- In a large bowl, combine mangos, bell pepper and onion.
- In another bowl, combine lime juice, oil, honey, salt and pepper to make dressing. Pour over salad and mix thoroughly. Arrange salad on four plates.
- Grill shrimp on the barbecue or boil until done.
- Place shrimp on top of mango salad in an attractive manner and garnish with fresh coriander.
CHEF’S SECRET
For a spicy touch, add a pinch of crushed chili or cayenne pepper to the vinaigrette.
- Vary the fruits by adding pineapple or papaya for different flavours.
- Incorporate diced avocados for extra creaminess.
- Garnish with roasted cashews or sesame seeds for an additional crunch.
- Serve this salad with a glass of dry and fruity white wine.

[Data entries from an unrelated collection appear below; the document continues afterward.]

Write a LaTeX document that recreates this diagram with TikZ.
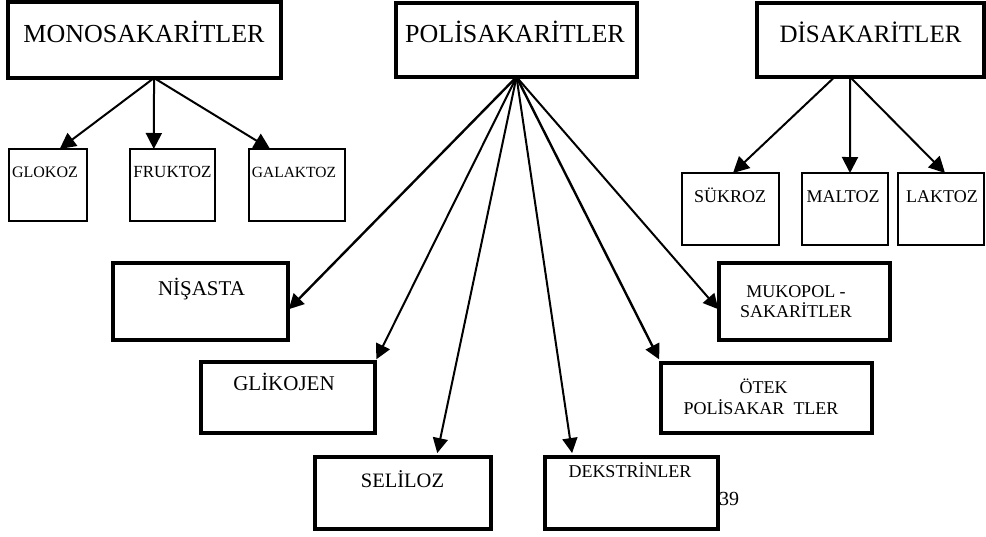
\documentclass[tikz,border=0pt]{standalone}
\usepackage{fontspec}
\setmainfont{Liberation Serif}
\usetikzlibrary{arrows.meta,calc}
\begin{document}
\begin{tikzpicture}[x=1pt,y=-1pt,
  thickbox/.style={draw,line width=3.5pt,inner sep=0pt,outer sep=0pt,anchor=north west},
  thinbox/.style={draw,line width=1.6pt,inner sep=0pt,outer sep=0pt,anchor=north west,line cap=square},
  lbl/.style={inner sep=0pt,anchor=base},
  arr/.style={line width=2pt,-{Triangle[length=16pt,width=16pt]}},
  parr/.style={line width=2pt,-{Triangle[length=15pt,width=15pt]}}
]
\useasboundingbox (0,0) rectangle (986,536);
% page number
\node[lbl,font=\fontsize{20}{24}\selectfont] (pg) at (729,505) {39};
% header boxes
\node[thickbox,minimum width=273pt,minimum height=76pt] (mono) at (8,2) {};
\node[thickbox,minimum width=241pt,minimum height=74pt] (poli) at (396,3) {};
\node[thickbox,minimum width=227pt,minimum height=74pt] (disak) at (757,3) {};
% thin boxes
\node[thinbox,minimum width=78pt,minimum height=72pt] (glokoz) at (9,149) {};
\node[thinbox,minimum width=85pt,minimum height=72pt] (fruktoz) at (130,149) {};
\node[thinbox,minimum width=96pt,minimum height=72pt] (galaktoz) at (249,149) {};
\node[thinbox,minimum width=97pt,minimum height=72pt] (sukroz) at (682,173) {};
\node[thinbox,minimum width=86pt,minimum height=72pt] (maltoz) at (802,173) {};
\node[thinbox,minimum width=86pt,minimum height=72pt] (laktoz) at (898,173) {};
% thick lower boxes
\node[thickbox,minimum width=175pt,minimum height=77pt] (nisasta) at (113,263) {};
\node[thickbox,minimum width=174pt,minimum height=71pt] (glikojen) at (201,362) {};
\node[thickbox,minimum width=176pt,minimum height=72pt] (seliloz) at (315,457) {};
\node[thickbox,minimum width=173pt,minimum height=72pt] (dekstrin) at (545,457) {};
\node[thickbox,minimum width=171pt,minimum height=77pt] (mukopol) at (719,263) {};
\node[thickbox,minimum width=211pt,minimum height=70pt] (otek) at (661,363) {};
% texts
\node[lbl,font=\fontsize{26}{30}\selectfont] (tmono) at (144,42) {MONOSAKARİTLER};
\node[lbl,font=\fontsize{26}{30}\selectfont] (tpoli) at (515,42) {POLİSAKARİTLER};
\node[lbl,font=\fontsize{25}{30}\selectfont] (tdisak) at (870.5,42) {DİSAKARİTLER};
\node[lbl,font=\fontsize{16}{19}\selectfont] (tglokoz) at (45,177) {GLOKOZ};
\node[lbl,font=\fontsize{17}{20}\selectfont] (tfruktoz) at (172.5,177) {FRUKTOZ};
\node[lbl,font=\fontsize{15.5}{19}\selectfont] (tgalaktoz) at (294,177) {GALAKTOZ};
\node[lbl,font=\fontsize{18}{21}\selectfont] (tsukroz) at (730,202) {SÜKROZ};
\node[lbl,font=\fontsize{18}{21}\selectfont] (tmaltoz) at (843,202) {MALTOZ};
\node[lbl,font=\fontsize{18}{21}\selectfont] (tlaktoz) at (942,202) {LAKTOZ};
\node[lbl,font=\fontsize{21}{25}\selectfont] (tnisasta) at (201.5,295) {NİŞASTA};
\node[lbl,font=\fontsize{21}{25}\selectfont] (tglikojen) at (284,390) {GLİKOJEN};
\node[lbl,font=\fontsize{20.5}{25}\selectfont] (tseliloz) at (402.5,487) {SELİLOZ};
\node[lbl,font=\fontsize{18}{21}\selectfont] (tdekstrin) at (630,477) {DEKSTRİNLER};
\node[lbl,font=\fontsize{18}{21}\selectfont] (tmuk1) at (796,297) {MUKOPOL -};
\node[lbl,font=\fontsize{18}{21}\selectfont] (tmuk2) at (796,317) {SAKARİTLER};
\node[lbl,font=\fontsize{18}{21}\selectfont] (totek1) at (763.5,393) {ÖTEK};
\node[lbl,font=\fontsize{18}{21}\selectfont] (totek2) at (761,414) {POLİSAKAR\hspace{0.5em}TLER};
% arrows from MONOSAKARITLER
\coordinate (mo) at ($(mono.south west)!0.535!(mono.south east)$);
\draw[arr] (mo) -- ($(glokoz.north west)!0.65!(glokoz.north east)$);
\draw[arr] (mo) -- ($(fruktoz.north west)!0.28!(fruktoz.north east)$);
\draw[arr] (mo) -- ($(galaktoz.north west)!0.22!(galaktoz.north east)$);
% arrows from DISAKARITLER
\coordinate (do1) at ($(disak.south west)!0.342!(disak.south east)$);
\coordinate (do2) at ($(disak.south west)!0.41!(disak.south east)$);
\draw[arr] (do1) -- ($(sukroz.north west)!0.526!(sukroz.north east)$);
\draw[arr] (do2) -- ($(maltoz.north west)!0.558!(maltoz.north east)$);
\draw[arr] (do2) -- ($(laktoz.north west)!0.547!(laktoz.north east)$);
% arrows from POLISAKARITLER
\draw[parr,line width=2.4pt,shorten >=1pt] (poli.south) -- ($(nisasta.north east)!0.61!(nisasta.south east)$);
\draw[parr,shorten >=3pt] (poli.south) -- (glikojen.north east);
\draw[parr,shorten >=4pt] (poli.south) -- ($(seliloz.north west)!0.69!(seliloz.north east)$);
\draw[parr,shorten >=4pt] (poli.south) -- ($(dekstrin.north west)!0.16!(dekstrin.north east)$);
\draw[parr,line width=2.4pt,shorten >=4pt] (poli.south) -- (otek.north west);
\draw[parr,shorten >=1pt] (poli.south) -- ($(mukopol.north west)!0.61!(mukopol.south west)$);
\end{tikzpicture}
\end{document}
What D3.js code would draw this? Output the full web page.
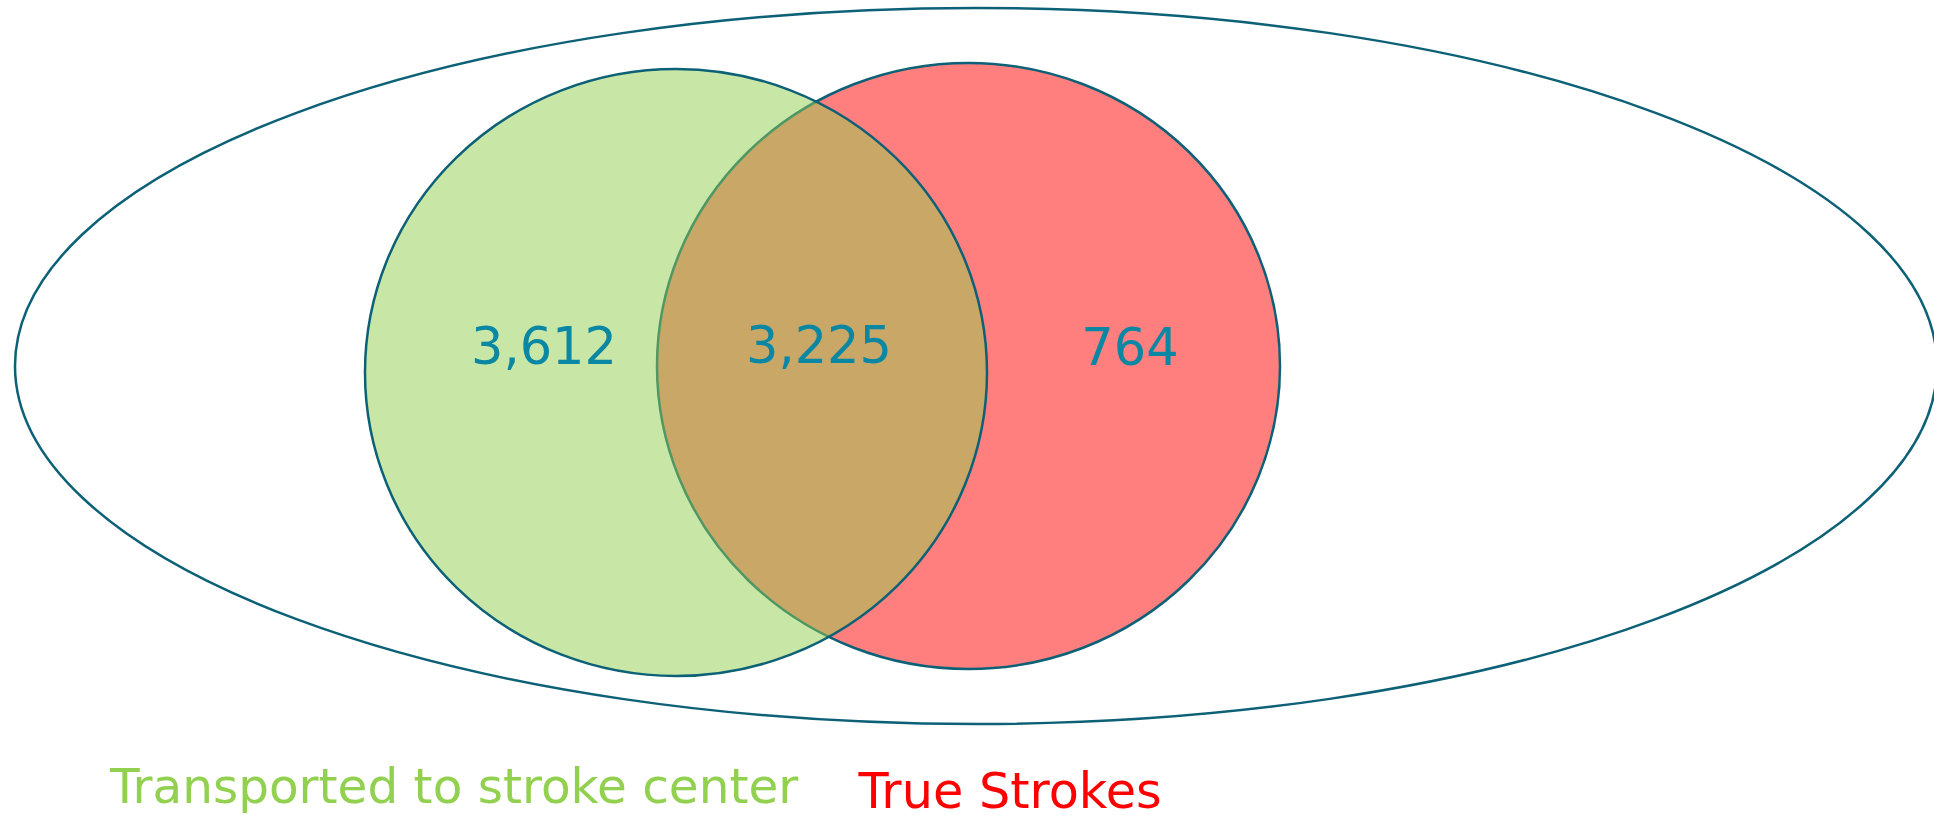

This coriander, mango and shrimp salad is a fresh, exotic dish that blends sweet, tangy, and aromatic flavours. This quick, easy recipe is ideal for a summer meal or a light dinner. Ripe mangos, cut into pieces, bring a tropical sweetness and juicy texture, while strips of red bell pepper add crunch and colour.
Finely chopped red onion contrasts the sweet flavours of the fruit. The mix of lime juice, olive oil, and honey creates a light and fragrant vinaigrette, adding a tangy touch and subtle sweetness that blends perfectly with the ingredients in the salad.
The perfectly grilled shrimp are tender and flavourful and complement the fruit mix. Fresh coriander sprinkled on top adds aromatic dimension, making each bite even more delicious.